Have you ever wondered how and why a signficant number
of naive pharmaceutical employees and representatives
speak so highly about the companies they work for? They
almost seem to be under some hypnotic illusion that research
and development is their primary objective. It's more
an internal system of brainwashing within the culture
of Big Pharma. The reality is that the pharmaceutical
industry spends almost twice as much on the marketing
and promotion of drugs than on research and development,
according to a new analysis in this week's PLoS Medicine.
In their analysis of data from two market research companies,
IMS and CAM, Marc-André Gagnon and Joel Lexchin (York
University, Toronto, Canada) found that US drug companies
spent US$57.5 billion on promotional activities in 2004,
the latest year for which figures were available.
In comparison, the National Science Foundation reported
that in 2004 the amount of industrial pharmaceutical research
and development (including public funds for industrial
research and development) was US$31.5 billion in the United
States.
For the last 50 years, say the authors, there has been
an ongoing debate as to which image of the drug industry
is most accurate.
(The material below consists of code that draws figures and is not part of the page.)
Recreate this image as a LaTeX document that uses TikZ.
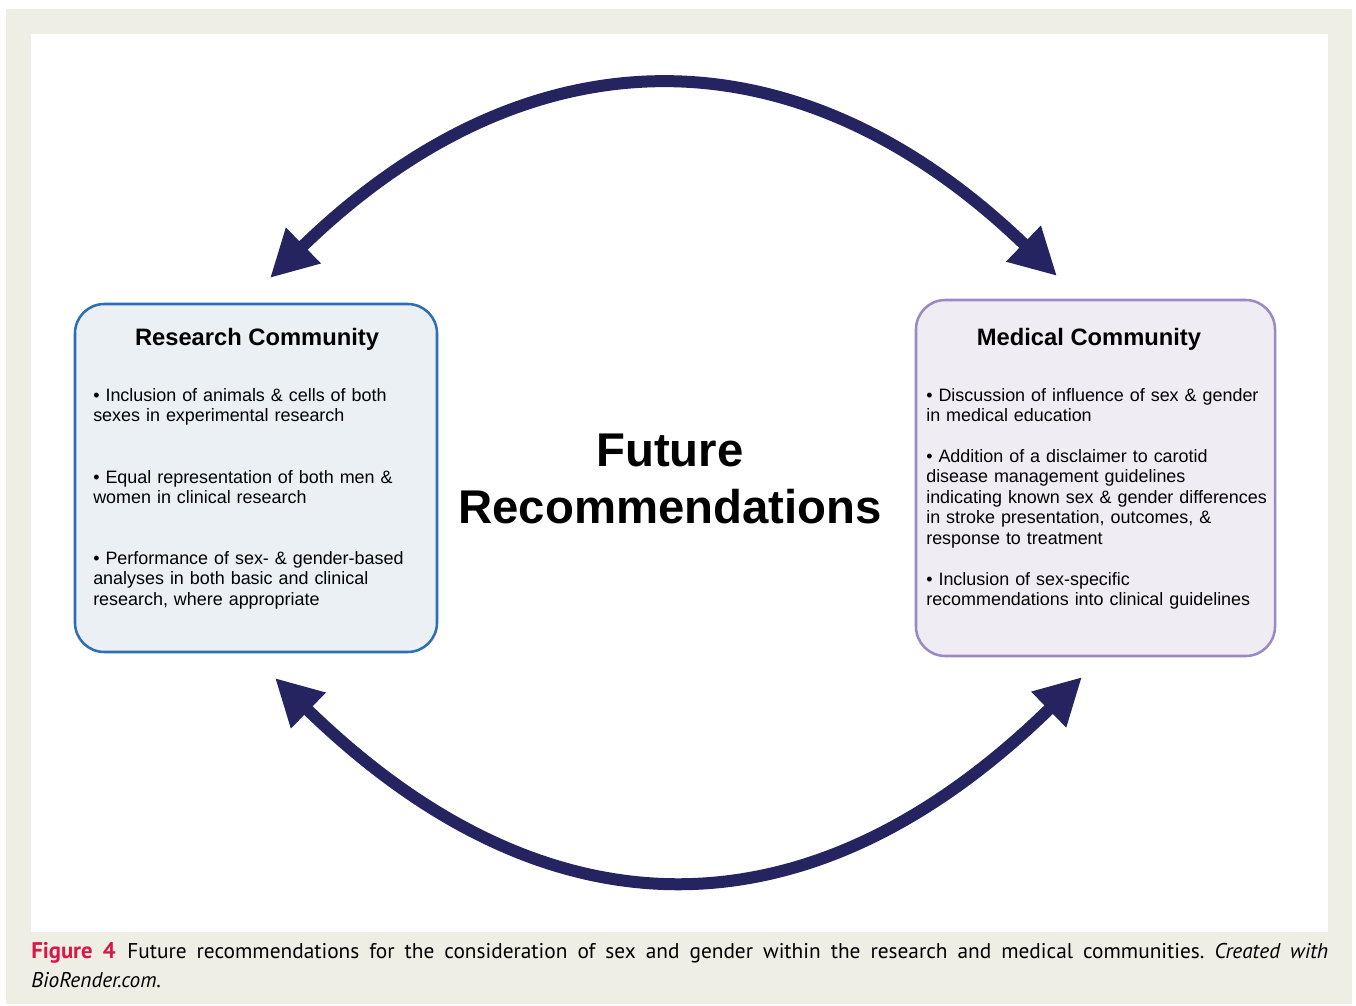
\documentclass[tikz,border=0pt]{standalone}
\usepackage{fontspec}
\setmainfont{Liberation Sans}
\newfontfamily\capfont{PT Sans}
\usetikzlibrary{arrows.meta}

\definecolor{pagebeige}{RGB}{239,238,228}
\definecolor{arrownavy}{RGB}{38,36,96}
\definecolor{resline}{RGB}{46,110,182}
\definecolor{resfill}{RGB}{235,240,244}
\definecolor{medline}{RGB}{156,136,196}
\definecolor{medfill}{RGB}{239,237,243}
\definecolor{figred}{RGB}{218,22,72}

\tikzset{
  commbox/.style={rounded corners=22pt, line width=1.9pt, inner sep=0pt},
  boxtitle/.style={font=\bfseries\fontsize{17.8}{21}\selectfont, inner sep=0pt, anchor=base},
  bullettext/.style={font=\fontsize{13.45}{15.4}\selectfont, inner sep=0pt, anchor=base west,
                     text width=270pt, align=left},
  cyclearrow/.style={line width=9pt, draw=arrownavy,
                     {Triangle[length=35pt,width=35pt]}-{Triangle[length=35pt,width=35pt]}},
}

\begin{document}
\frenchspacing
\begin{tikzpicture}[x=0.75pt,y=-0.75pt]
\useasboundingbox (0,0) rectangle (1356,1006);
% page frame and white panel
\fill[white] (0,0) rectangle (1356,1006);
\fill[pagebeige] (6,9) rectangle (1352,1004);
\fill[white] (31,34) rectangle (1328,932);

% the two community boxes
\node (res) [commbox, draw=resline, fill=resfill, minimum width=271.5pt, minimum height=261pt] at (256,478) {};
\node (med) [commbox, draw=medline, fill=medfill, minimum width=269.25pt, minimum height=267pt] at (1095.5,478) {};

% box titles
\node (restitle) [boxtitle] at (257,345) {Research Community};
\node (medtitle) [boxtitle] at (1089,345) {Medical Community};

% research community items
\node (r1) [bullettext] at (93,401) {• Inclusion of animals \& cells of both\\sexes in experimental research};
\node (r2) [bullettext] at (93,483) {• Equal representation of both men \&\\women in clinical research};
\node (r3) [bullettext] at (93,564) {• Performance of sex- \& gender-based\\analyses in both basic and clinical\\research, where appropriate};

% medical community items
\node (m1) [bullettext] at (926,401) {• Discussion of influence of sex \& gender\\in medical education};
\node (m2) [bullettext] at (926,462) {• Addition of a disclaimer to carotid\\disease management guidelines\\indicating known sex \& gender differences\\in stroke presentation, outcomes, \&\\response to treatment};
\node (m3) [bullettext] at (926,585) {• Inclusion of sex-specific\\recommendations into clinical guidelines};

% central heading
\node (centre) [font=\bfseries\fontsize{35.5}{43}\selectfont, align=center, inner sep=0pt] at (670,479)
  {Future\\Recommendations};

% arrow end points
\coordinate (topL) at (270,278);
\coordinate (topR) at (1057,276);
\coordinate (botL) at (275,678);
\coordinate (botR) at (1082,677);

% curved two-headed arrows
\draw[cyclearrow] (topL) .. controls (529,26) and (798,26) .. (topR);
\draw[cyclearrow] (botL) .. controls (547,943) and (810,943) .. (botR);

% caption
\node (cap1) [anchor=base west, inner sep=0pt, font=\capfont\fontsize{16}{20}\selectfont] at (31,958)
  {\makebox[972.75pt][s]{\textcolor{figred}{\bfseries\fontsize{17}{20}\selectfont Figure 4}\hspace{0.55em}Future recommendations for the consideration of sex and gender within the research and medical communities. \textit{Created with}}};
\node (cap2) [anchor=base west, inner sep=0pt, font=\capfont\fontsize{16}{20}\selectfont] at (31,987)
  {\textit{BioRender.com.}};
\end{tikzpicture}
\end{document}
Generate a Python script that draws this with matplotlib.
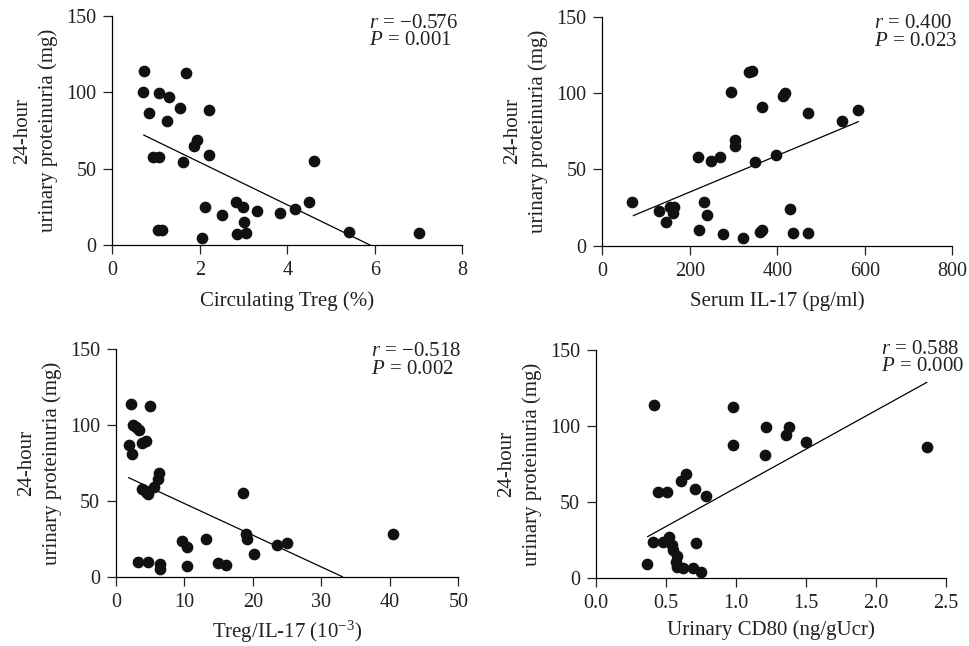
import numpy as np
import matplotlib
matplotlib.use("Agg")
import matplotlib.pyplot as plt

plt.rcParams['font.family'] = ['Liberation Serif', 'DejaVu Serif']
plt.rcParams['mathtext.fontset'] = 'custom'
plt.rcParams['mathtext.rm'] = 'Liberation Serif'
plt.rcParams['mathtext.it'] = 'Liberation Serif:italic'

# panel A: circulating Treg
treg_x = [0.73, 1.68, 0.70, 1.07, 1.30, 1.55, 2.20, 0.84, 1.26, 1.94, 1.87, 0.94,
          1.07, 2.22, 1.62, 4.62, 2.13, 2.50, 2.82, 2.99, 3.31, 3.84, 4.17, 4.49,
          3.00, 1.05, 1.14, 2.86, 3.05, 2.06, 5.42, 7.02]
treg_y = [114, 113, 100, 99.8, 97, 90, 88.4, 86.7, 81, 68.8, 64.8, 57.9,
          57.9, 59, 54.4, 55.2, 24.7, 19.4, 28.2, 24.9, 22, 20.7, 23.4, 27.9,
          14.8, 9.8, 9.8, 7.2, 7.6, 4.8, 8.7, 7.6]
treg_fit_x = [0.72, 5.89]
treg_fit_y = [72, 0]

# panel B: serum IL-17
il17_x = [335, 343, 293, 412, 417, 365, 469, 585, 547, 303, 303, 218, 248, 269,
          350, 396, 67, 130, 155, 164, 146, 162, 233, 240, 222, 276, 322, 360,
          366, 430, 435, 469]
il17_y = [113.8, 114.4, 100.7, 97.8, 100, 90.6, 87.1, 88.9, 81.7, 69.2, 65.3,
          58.1, 55.5, 58.1, 54.8, 59.4, 28.4, 22.5, 25.1, 25.1, 15.5, 21.2,
          28.4, 19.9, 10.3, 7.6, 5.2, 9.2, 10.3, 24, 8.1, 8.3]
il17_fit_x = [71, 585]
il17_fit_y = [19.7, 81.2]

# panel C: Treg/IL-17 ratio
ratio_x = [2.14, 5.01, 2.43, 2.87, 3.31, 3.85, 4.33, 1.85, 2.34, 6.33, 6.09, 5.55,
           3.85, 4.63, 4.33, 18.55, 9.64, 10.32, 13.1, 18.99, 19.09, 23.5, 25.0,
           20.2, 40.5, 3.16, 4.72, 6.48, 6.43, 10.32, 14.95, 16.07]
ratio_y = [113.7, 112.6, 99.8, 98.5, 96.8, 88.4, 89.7, 86.6, 80.9, 68.6, 64.7,
           58.9, 57.6, 54.3, 56.1, 55, 23.3, 19.6, 24.9, 28.2, 25.1, 20.7, 22,
           15, 27.9, 9.9, 9.9, 8.1, 5.1, 7.3, 8.8, 7.7]
ratio_fit_x = [1.85, 33.06]
ratio_fit_y = [65.3, 0]

# panel D: urinary CD80
cd80_x = [0.417, 0.976, 1.217, 1.355, 1.379, 0.976, 1.205, 1.498, 2.367, 0.645,
          0.605, 0.443, 0.507, 0.707, 0.786, 0.405, 0.481, 0.524, 0.541, 0.552,
          0.576, 0.570, 0.576, 0.624, 0.695, 0.748, 0.714, 0.366]
cd80_y = [113.6, 112.5, 99.2, 94.4, 99.6, 87.8, 80.8, 89.8, 86.3, 68.3,
          63.9, 56.9, 56.9, 58.5, 54.1, 24.0, 24.0, 27.3, 21.9, 18.6,
          14.7, 11.0, 7.6, 6.6, 6.6, 3.9, 23.0, 9.4]
cd80_fit_x = [0.369, 2.362]
cd80_fit_y = [27.4, 128.7]

panels = [
    dict(x=treg_x, y=treg_y, fx=treg_fit_x, fy=treg_fit_y,
         xlim=(0, 8), xticks=[0, 2, 4, 6, 8], xfmt='{:g}',
         xlabel='Circulating Treg (%)', r='\u22120.576', p='0.001',
         rect=[0.1159, 0.6207, 0.3612, 0.3545], tx=0.733, ty=1.01, lp=8),
    dict(x=il17_x, y=il17_y, fx=il17_fit_x, fy=il17_fit_y,
         xlim=(0, 800), xticks=[0, 200, 400, 600, 800], xfmt='{:g}',
         xlabel='Serum IL-17 (pg/ml)', r='0.400', p='0.023',
         rect=[0.6216, 0.6197, 0.3612, 0.3545], tx=0.776, ty=1.01, lp=8),
    dict(x=ratio_x, y=ratio_y, fx=ratio_fit_x, fy=ratio_fit_y,
         xlim=(0, 50), xticks=[0, 10, 20, 30, 40, 50], xfmt='{:g}',
         xlabel='Treg/IL-17 (10$^{\u22123}$)', r='\u22120.518', p='0.002',
         rect=[0.1197, 0.1073, 0.3533, 0.352], tx=0.744, ty=1.03, lp=5),
    dict(x=cd80_x, y=cd80_y, fx=cd80_fit_x, fy=cd80_fit_y,
         xlim=(0, 2.5), xticks=[0, 0.5, 1.0, 1.5, 2.0, 2.5], xfmt='{:.1f}',
         xlabel='Urinary CD80 (ng/gUcr)', r='0.588', p='0.000',
         rect=[0.6151, 0.1048, 0.3612, 0.3534], tx=0.813, ty=1.045, lp=5),
]

fig = plt.figure(figsize=(9.69, 6.46), dpi=100)

for pn in panels:
    ax = fig.add_axes(pn['rect'])
    ax.scatter(pn['x'], pn['y'], s=55, color='#111111', zorder=3, clip_on=False)
    ax.plot(pn['fx'], pn['fy'], color='black', lw=0.9)
    ax.set_xlim(*pn['xlim'])
    ax.set_ylim(0, 150)
    ax.set_xticks(pn['xticks'])
    ax.set_xticklabels([pn['xfmt'].format(v) for v in pn['xticks']])
    ax.set_yticks([0, 50, 100, 150])
    for side in ['top', 'right']:
        ax.spines[side].set_visible(False)
    for side in ['left', 'bottom']:
        ax.spines[side].set_linewidth(0.9)
    ax.tick_params(direction='out', length=6.5, width=0.9, labelsize=14.5,
                   pad=5, colors='#222222')
    ax.set_xlabel(pn['xlabel'], fontsize=15, labelpad=pn['lp'], color='#222222')
    ax.set_ylabel('24-hour\nurinary proteinuria (mg)', fontsize=15,
                  labelpad=6, linespacing=1.4, color='#222222')
    ax.text(pn['tx'], pn['ty'],
            '$r$ = ' + pn['r'] + '\n$P$ = ' + pn['p'],
            transform=ax.transAxes, ha='left', va='top', fontsize=15,
            linespacing=0.9, color='#222222')

fig.savefig('out.png', dpi=100)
The industry promotes a vision of itself,
say the authors, as "research-driven, innovative, and
life-saving," but the industry's critics contend that
the drug industry is based on "market-driven profiteering."
The findings of their study, say Gagnon and Lexchin,
"confirms the public image of a marketing-driven industry
and provides an important argument to petition in favor
of transforming the workings of the industry in the direction
of more research and less promotion."
The types of promotion that were included in the US$57.5
billion figure included free samples, visits from drug
reps ("detailers"), direct to consumer advertising of
drugs, meetings with doctors to promote products, e-mail
promotions, direct mail, and clinical trials designed
to promote the prescription of new drugs rather than to
generate scientific data (these are known as "seeding
trials").
The authors believe that their figure of US$57.5 billion
is likely to be an underestimate. "There are other avenues
for promotion that would not be captured by either IMS
or CAM,” they say. These avenues include the ghostwriting
of articles in medical journals by drug company employees,
or the off-label promotion of drugs.